Franco-Japanese Treaty of 1907
- Signed: 10 June 1907
- Location: Paris, France
- Effective: 10 June 1907
- Signatories: France Japan
- Languages: French and Japanese

= Franco-Japanese Treaty of 1907 =

1907 treaty between France and Japan

The Franco-Japanese Treaty (日仏協約, Nichi-futsu Kyoyaku), (Traité Franco-Japonais) was a treaty between the French Third Republic and the Empire of Japan denoting respective spheres of influence in Asia, which was signed in Paris on 10 June 1907, by Japanese Ambassador Shin’ichiro Kurino and French Foreign Minister Stéphen Pichon.

Relations between France and Japan prior to the Russo-Japanese War of 1904-1905 had been chilly. France was a member of the Triple Intervention, which Japan had felt humiliatingly limited her gains in the First Sino-Japanese War. France was also a vocal supporter of Russia in the recent conflict, although had been constrained by the Entente cordiale with the United Kingdom and the foreign policies of Théophile Delcassé from taking an open role. However, with Japan emerging as victor in the Russo-Japanese War and with France increasingly becoming estranged from an increasingly belligerent Germany, French foreign policy shifted.

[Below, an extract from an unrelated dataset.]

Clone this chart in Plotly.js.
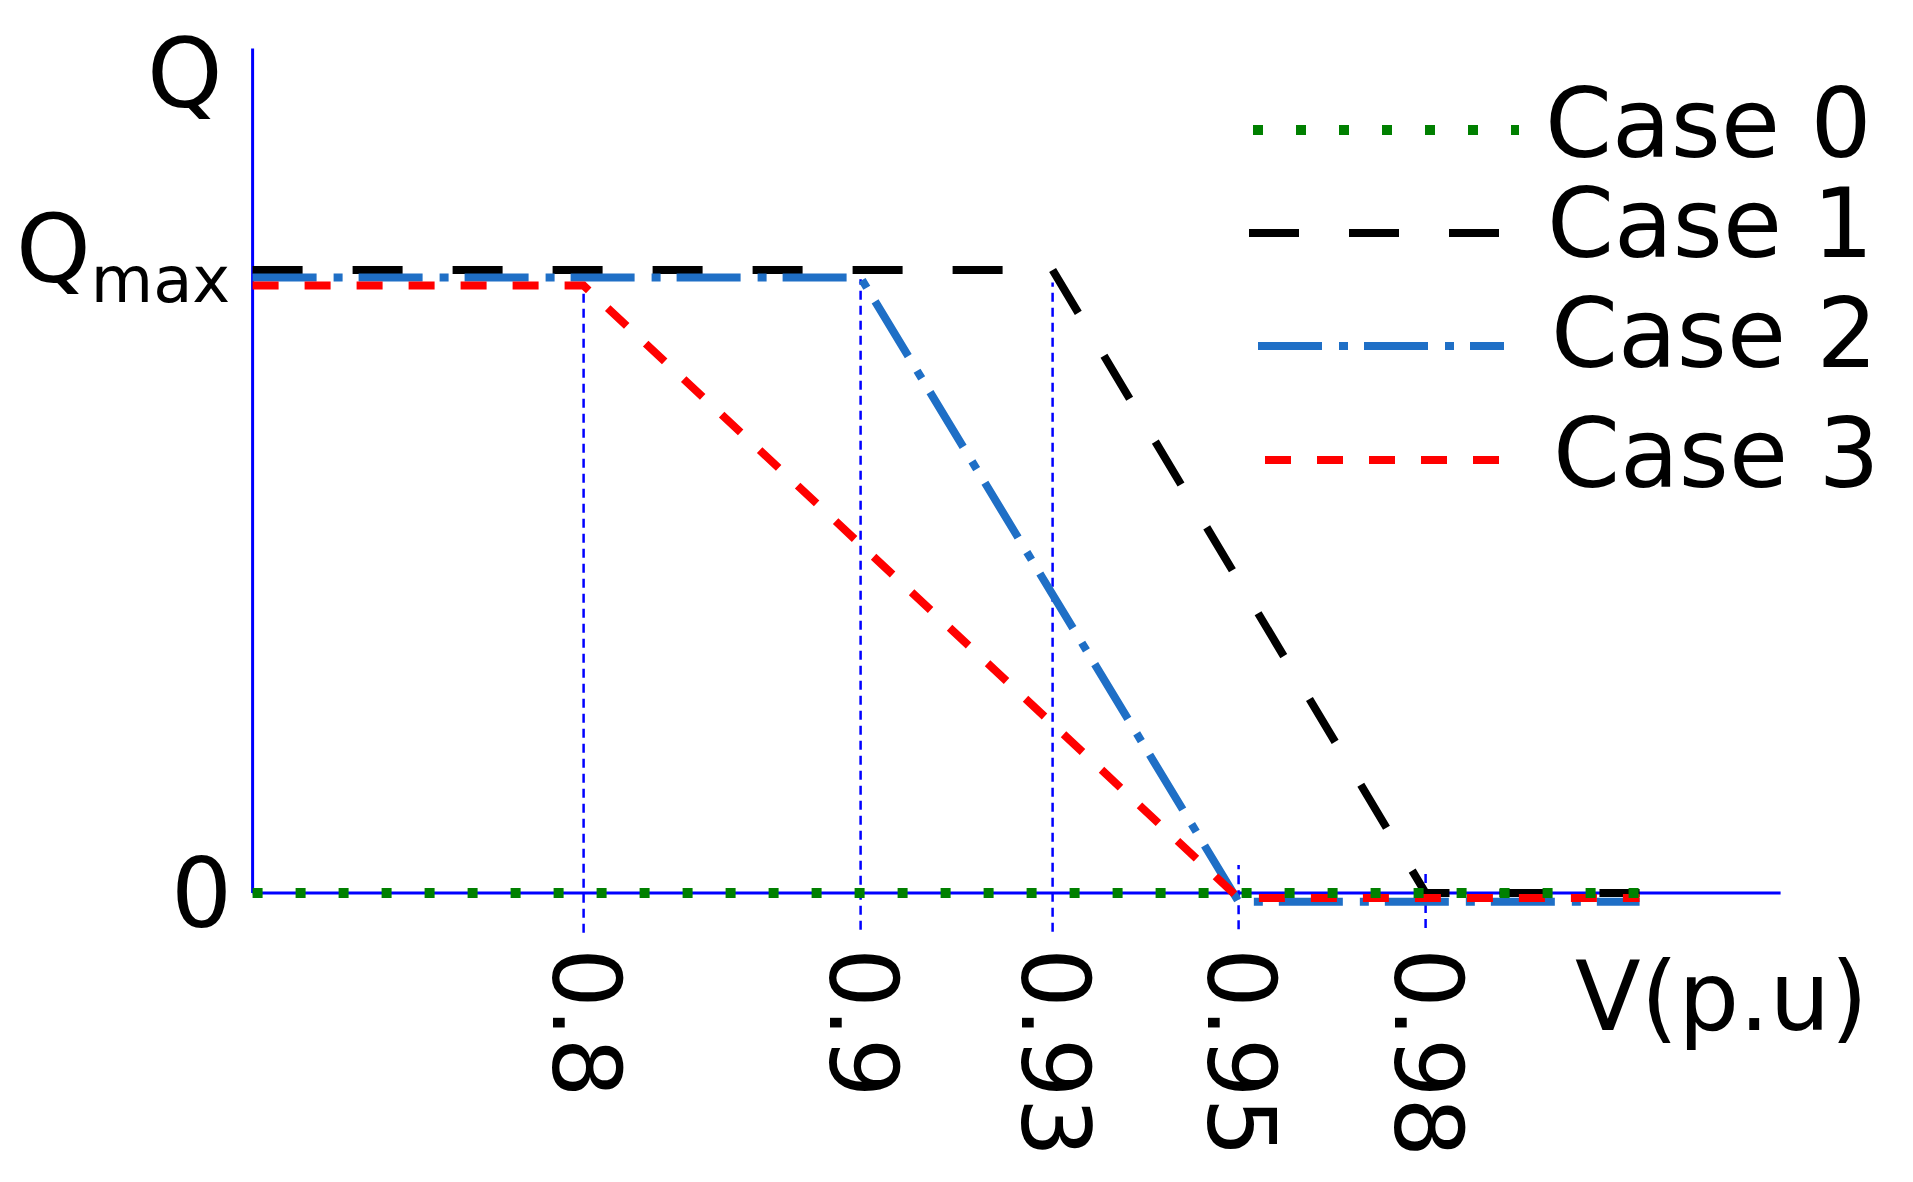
<!DOCTYPE html>
<html>
<head>
<meta charset="utf-8">
<script src="https://cdn.plot.ly/plotly-3.0.1.min.js"></script>
<style>html,body{margin:0;padding:0;background:#fff;}#chart{width:1913px;height:1182px;}</style>
</head>
<body>
<div id="chart"></div>
<script>
// ---------------- DATA ----------------
const caseNames = ['Case 0', 'Case 1', 'Case 2', 'Case 3'];
const tickLabels = ['0.8', '0.9', '0.93', '0.95', '0.98'];
// voltage breakpoints of each case ('start' = axis origin, 'end' = end of the curves)
const case0V = ['start', 'end'];
const case0Q = [0, 0];
const case1V = ['start', '0.93', '0.98', 'end'];
const case1Q = [1, 1, 0, 0];
const case2V = ['start', '0.9', '0.95', 'end'];
const case2Q = [0.988, 0.988, -0.014, -0.014];
const case3V = ['start', '0.8', '0.95', 'end'];
const case3Q = [0.975, 0.975, -0.008, -0.008];
const qZeroLabel = '0';
const qMaxLabel = 'Q<sub><span style="font-size:64px">max</span></sub>';
const qMaxValue = 1;

// ---------------- SCALE / LAYOUT ----------------
// schematic (non-uniform) V axis: where each voltage sits along the axis
const vAxisPos = {start: 0, '0.8': 3.31, '0.9': 6.08, '0.93': 8.00, '0.95': 9.86, '0.98': 11.73, end: 13.87};
const X_AXIS_END = 15.28, Y_AXIS_TOP = 1.3555;
const toX = arr => arr.map(v => vAxisPos[v]);

const colors = ['#008000', '#000000', '#1f6fc6', '#ff0000'];
const widths = [10, 8, 8, 8];
const dashes = ['10px,33px', '50px,50px', '64px,17px,9px,16px', '26px,26px'];
const series = [[case0V, case0Q], [case1V, case1Q], [case2V, case2Q], [case3V, case3Q]];
const drawOrder = [1, 2, 3, 0];

const traces = drawOrder.map(i => ({
  type: 'scatter', mode: 'lines', name: caseNames[i],
  x: toX(series[i][0]), y: series[i][1],
  line: {color: colors[i], width: widths[i], dash: dashes[i]},
  hoverinfo: 'skip', showlegend: false
}));

const FONT = 'DejaVu Sans, Verdana, sans-serif';
const M = {l: 233, r: 120, t: 40, b: 239};
const W = 1913, H = 1182;
const pw = W - M.l - M.r, ph = H - M.t - M.b;
const px = x => (x - M.l) / pw;
const py = y => (H - M.b - y) / ph;

const guideTop = [0.968, 0.985, 0.98, 0.045, 0.04];
const guideBottom = [-0.064, -0.059, -0.062, -0.058, -0.056];

const shapes = [];
// axes
shapes.push({type: 'line', xref: 'x', yref: 'y', x0: 0, x1: 0, y0: 0, y1: Y_AXIS_TOP, line: {color: '#0000ff', width: 3}, layer: 'below'});
shapes.push({type: 'line', xref: 'x', yref: 'y', x0: 0, x1: X_AXIS_END, y0: 0, y1: 0, line: {color: '#0000ff', width: 3}, layer: 'below'});
// guide lines at each voltage tick
tickLabels.forEach((t, k) => {
  shapes.push({type: 'line', xref: 'x', yref: 'y', x0: vAxisPos[t], x1: vAxisPos[t], y0: guideBottom[k], y1: guideTop[k],
    line: {color: '#0000ff', width: 2.5, dash: '9px,6px'}, layer: 'below'});
});

// legend (custom, long samples)
const legSampleY = [130, 233, 346, 460];
const legSampleX0 = [1253, 1249, 1258, 1265];
const legSampleX1 = [1519, 1501, 1504, 1502];
const legTextX = [1543, 1545, 1549, 1551];
const legTextY = [124, 224, 334, 454];
const annotations = [];
caseNames.forEach((n, i) => {
  shapes.push({type: 'line', xref: 'paper', yref: 'paper', x0: px(legSampleX0[i]), x1: px(legSampleX1[i]),
    y0: py(legSampleY[i]), y1: py(legSampleY[i]), line: {color: colors[i], width: widths[i], dash: dashes[i]}});
  annotations.push({xref: 'paper', yref: 'paper', x: px(legTextX[i]), y: py(legTextY[i]), xanchor: 'left', yanchor: 'middle',
    text: n, showarrow: false, font: {family: FONT, size: 96, color: '#000'}});
});
// axis names
annotations.push({xref: 'paper', yref: 'paper', x: px(185), y: py(74), xanchor: 'center', yanchor: 'middle',
  text: 'Q', showarrow: false, font: {family: FONT, size: 96, color: '#000'}});
annotations.push({xref: 'paper', yref: 'paper', x: px(1573), y: py(997), xanchor: 'left', yanchor: 'middle',
  text: 'V(p.u)', showarrow: false, font: {family: FONT, size: 96, color: '#000'}});
// Qmax tick label on the Q axis
annotations.push({xref: 'paper', yref: 'y', x: px(232), y: qMaxValue, xanchor: 'right', yanchor: 'middle', yshift: 15,
  text: qMaxLabel, showarrow: false, font: {family: FONT, size: 95, color: '#000'}});

const layout = {
  width: W, height: H, margin: M,
  paper_bgcolor: '#fff', plot_bgcolor: '#fff',
  showlegend: false,
  font: {family: FONT, color: '#000'},
  xaxis: {range: [-(252.6 - M.l) / 100, -(252.6 - M.l) / 100 + pw / 100], showgrid: false, zeroline: false, showline: false,
    tickmode: 'array', tickvals: tickLabels.map(t => vAxisPos[t]), ticktext: tickLabels, tickangle: 90,
    ticks: '', tickfont: {family: FONT, size: 94, color: '#000'}, ticklabelstandoff: 4, fixedrange: true},
  yaxis: {range: [-(H - M.b - 893) / 623, (893 - M.t) / 623], showgrid: false, zeroline: false, showline: false,
    tickmode: 'array', tickvals: [0], ticktext: [qZeroLabel], ticks: '',
    tickfont: {family: FONT, size: 96, color: '#000'}, fixedrange: true},
  shapes: shapes,
  annotations: annotations
};

Plotly.newPlot('chart', traces, layout, {staticPlot: true, displayModeBar: false});
</script>
</body>
</html>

The draft of the treaty was completed in May 1907 and sent to Tokyo on 16 May for ratification by the Japanese government.

In the Franco-Japanese Treaty of 1907, both parties stated their commitment to the territorial integrity of China, as well as their support of the Open Door Policy, but also stated that both parties had a “special interest” in maintaining peace and order in areas of China adjacent to territories where both parties had rights of sovereignty, protection or occupation. The non-public supplement of the agreement defined these areas as Manchuria, Mongolia and the province of Fukien for Japan, and the provinces of Yunnan, Guangxi and Guangdong for France.

The treaty implicitly recognized France’s position in French Indochina and one of the results of the treaty was a crackdown on the activities of Indochinese independence supporters and Vietnamese exiles in Japan by the Japanese police.

However, the wording of the supplemental portions of the treaty were leaked to the French press, causing concern in the United States and in China regarding French and Japanese territorial ambitions in China, and the future of the Open Door Policy. Further negotiations between Japan and the United States to clarify their respective positions contributed to the Root–Takahira Agreement of 1908.

The treaty was part of building a coalition as France took the lead in creating alliances with Japan, Russia and (informally) with Britain. Japan wanted to raise a loan in Paris, so France made the loan contingent on a Russo-Japanese agreement and a Japanese guaranty for France's strategically vulnerable possessions in Indochina. Britain encouraged the Russo-Japanese rapprochement. Thus was built the Triple Entente coalition that fought World War I.